The Court must determine the intent of the contracting parties, through the language used by the parties in the contract. These sophisticated entities drafted an agreement which transferred all rights from Capital One to CACH. If they intended to transfer all rights except the power to compel arbitration when claims were brought against CACH, they would have expressly stated that intention. Instead, the language in Section 6.10 relied on by Plaintiff in support of the motion for reconsideration tracks the parallel language used in the arbitration clause contained in the Cardmember Agreement: the language "Buyer agrees that it shall not use arbitration" in Section 6.10 serves as a limitation on what CACH can do when it brings a claim against the Borrower, whether for debt collection or otherwise. If the Borrower brings a claim against CACH, as is clearly outlined in the Cardmember Agreement, CACH has the right to compel arbitration. That is precisely what CACH and the Mandarich Defendants have done in this suit, an FDCPA action brought by a Cardmember Plaintiff.
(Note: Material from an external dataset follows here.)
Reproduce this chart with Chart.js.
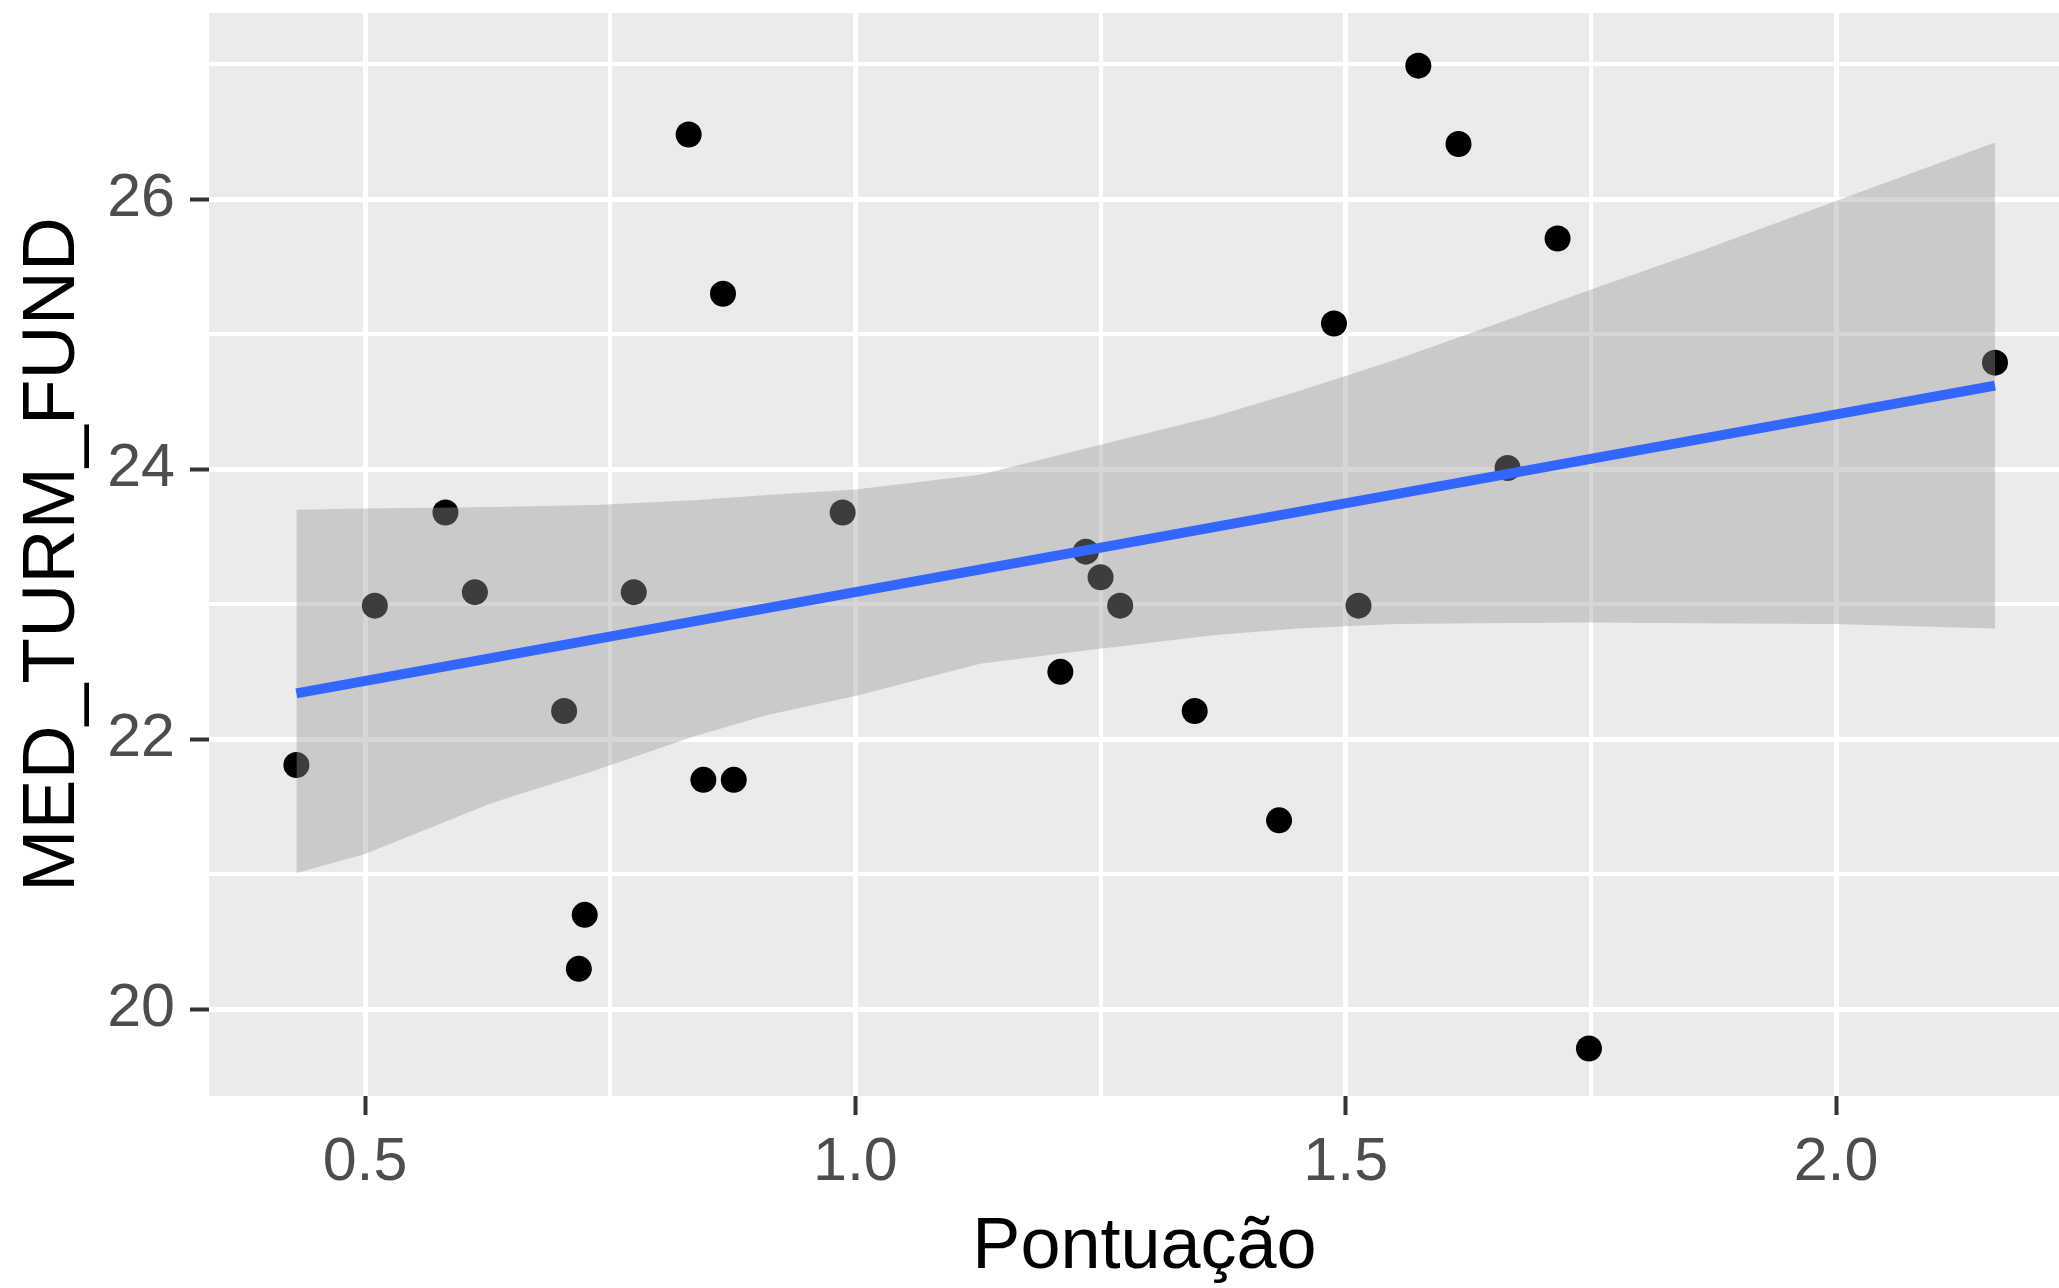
<!DOCTYPE html>
<html>
<head>
<meta charset="utf-8">
<title>MED_TURM_FUND x Pontuação</title>
<script src="https://cdn.jsdelivr.net/npm/chart.js@4.4.1/dist/chart.umd.min.js"></script>
<style>
  html, body { margin: 0; padding: 0; background: #fff; overflow: hidden; }
  #wrap { width: 2080px; height: 1288px; position: relative; }
  canvas { display: block; }
</style>
</head>
<body>
<div id="wrap"><canvas id="chart" width="2080" height="1288"></canvas></div>
<script>
// pontos (Pontuação, MED_TURM_FUND)
const pontuacao = [0.430, 0.510, 0.582, 0.612, 0.703, 0.718, 0.724, 0.774, 0.830, 0.845, 0.865, 0.876, 0.987,
  1.209, 1.235, 1.250, 1.270, 1.346, 1.432, 1.488, 1.513, 1.574, 1.615, 1.665, 1.716, 1.748, 2.162];
const medTurmFund = [21.81, 22.99, 23.68, 23.09, 22.21, 20.30, 20.70, 23.09, 26.48, 21.70, 25.30, 21.70, 23.68,
  22.50, 23.39, 23.20, 22.99, 22.21, 21.40, 25.08, 22.99, 26.99, 26.41, 24.01, 25.71, 19.71, 24.79];

// reta ajustada (lm) e faixa de confiança
const fitX = [0.430, 2.162];
const fitY = [22.34, 24.62];
const bandX =     [0.430, 0.500, 0.630, 0.735, 0.835, 0.910, 1.000, 1.127, 1.249, 1.365, 1.450, 1.550, 1.632, 1.746, 1.861, 1.997, 2.162];
const bandUpper = [23.70, 23.71, 23.72, 23.735, 23.77, 23.81, 23.85, 23.96, 24.18, 24.39, 24.575, 24.81, 25.02, 25.32, 25.615, 25.98, 26.42];
const bandLower = [21.01, 21.15, 21.53, 21.77, 22.02, 22.18, 22.32, 22.56, 22.67, 22.77, 22.82, 22.855, 22.86, 22.865, 22.86, 22.855, 22.82];

const xMajor = [0.5, 1.0, 1.5, 2.0];
const xMinor = [0.75, 1.25, 1.75];
const yMajor = [20, 22, 24, 26];
const yMinor = [21, 23, 25, 27];

const FONT = "'Liberation Sans', Arial, sans-serif";

const toXY = (xs, ys) => xs.map((x, i) => ({ x, y: ys[i] }));

const panelBg = {
  id: 'panelBg',
  beforeDraw(chart) {
    const a = chart.chartArea;
    const ctx = chart.ctx;
    ctx.save();
    ctx.fillStyle = '#EBEBEB';
    ctx.fillRect(a.left, a.top, a.right - a.left, a.bottom - a.top);
    ctx.restore();
  }
};

function axisOpts(major, minor, min, max, fmt) {
  const all = major.concat(minor).sort((a, b) => a - b);
  const isMajor = ctx => ctx.tick && major.includes(ctx.tick.value);
  return {
    type: 'linear',
    min, max,
    afterBuildTicks: s => { s.ticks = all.map(v => ({ value: v })); },
    border: { display: false },
    grid: {
      color: '#FFFFFF',
      lineWidth: ctx => isMajor(ctx) ? 5 : 4,
      drawTicks: true,
      tickLength: 19,
      tickWidth: 4,
      tickColor: ctx => isMajor(ctx) ? '#333333' : 'rgba(0,0,0,0)'
    },
    ticks: {
      autoSkip: false,
      maxRotation: 0,
      color: '#4D4D4D',
      font: { family: FONT, size: 61, lineHeight: 1 },
      callback: v => major.includes(v) ? fmt(v) : ''
    }
  };
}

// sem folgas automáticas: a área do painel fica onde está na figura
function noPad(s) {
  s.paddingTop = 0; s.paddingBottom = 0;
  s.paddingLeft = 0; s.paddingRight = 0;
}

const xScale = axisOpts(xMajor, xMinor, 0.3409, 2.2487, v => v.toFixed(1));
xScale.ticks.padding = 18;
xScale.afterFit = s => { s.height = 192; noPad(s); };
xScale.title = {
  display: true, text: 'Pontuação', color: '#000',
  font: { family: FONT, size: 72, lineHeight: 1 },
  padding: { top: 0, bottom: 4 }
};

const yScale = axisOpts(yMajor, yMinor, 19.358, 27.380, v => String(v));
yScale.ticks.padding = 15;
yScale.afterFit = s => { s.width = 209; noPad(s); };
yScale.title = {
  display: true, text: 'MED_TURM_FUND', color: '#000',
  font: { family: FONT, size: 75, lineHeight: 1 },
  padding: { top: 16, bottom: 0 }
};

new Chart(document.getElementById('chart'), {
  type: 'scatter',
  data: {
    datasets: [
      {
        label: 'pontos',
        data: toXY(pontuacao, medTurmFund),
        backgroundColor: '#000000',
        borderWidth: 0,
        pointRadius: 13,
        order: 4
      },
      {
        label: 'ic_sup',
        data: toXY(bandX, bandUpper),
        showLine: true,
        borderWidth: 0,
        borderColor: 'rgba(0,0,0,0)',
        pointRadius: 0,
        fill: '+1',
        backgroundColor: 'rgba(153,153,153,0.4)',
        order: 2
      },
      {
        label: 'ic_inf',
        data: toXY(bandX, bandLower),
        showLine: true,
        borderWidth: 0,
        borderColor: 'rgba(0,0,0,0)',
        pointRadius: 0,
        fill: false,
        order: 3
      },
      {
        label: 'lm',
        data: toXY(fitX, fitY),
        showLine: true,
        borderColor: '#3366FF',
        borderWidth: 10,
        pointRadius: 0,
        fill: false,
        order: 1
      }
    ]
  },
  options: {
    responsive: false,
    devicePixelRatio: 1,
    animation: false,
    layout: { autoPadding: false, padding: { top: 13, left: 0, right: 0, bottom: 0 } },
    plugins: { legend: { display: false }, tooltip: { enabled: false } },
    scales: { x: xScale, y: yScale }
  },
  plugins: [panelBg]
});
</script>
</body>
</html>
As such, the Court finds that Section 6.10 does not limit Defendants' ability to compel arbitration in this suit, and DENIES Plaintiff's motion for reconsideration of the Court's order granting Defendants' motion to compel arbitration. This action is STAYED pending the completion of arbitration. The parties shall file with the Court, no later than March 2, 2016, a two-page letter updating the Court as to the status of arbitration.

IT IS SO ORDERED.

FootNotes


1. Capital One is the successor-in-interest to HSBC Bank Nevada, N.A. See Compl., ECF 1 ¶ 8.
2. Due to the similarities in the law of contract interpretation under Virginia and California law, the Court's analysis would result in the same conclusion were the contract to be interpreted under California law.
3. Defendants make two other arguments that the Court briefly addresses here. First, Defendants argue that Plaintiff's argument regarding Section 6.10 is untimely. This argument is unpersuasive, however, because Defendants did not attach the contract to the motion to compel arbitration until the Reply brief. The Court issued its order on the motion to compel arbitration without oral argument, giving Plaintiff no opportunity to raise this issue prior to a motion for reconsideration. Second, Defendants argue that Plaintiff lacks standing to enforce the terms of the Sale Agreement. Though Defendants are correct that the Sale Agreement states that it can only be enforced by the Buyer and Seller, see Livits Supp. Decl. Exh. 2 at 24, Plaintiff is not attempting to enforce the Sale Agreement. Instead, Plaintiff argues that the Sale Agreement did not transfer the right to compel arbitration to Defendants, thus precluding them from moving to compel arbitration in this suit.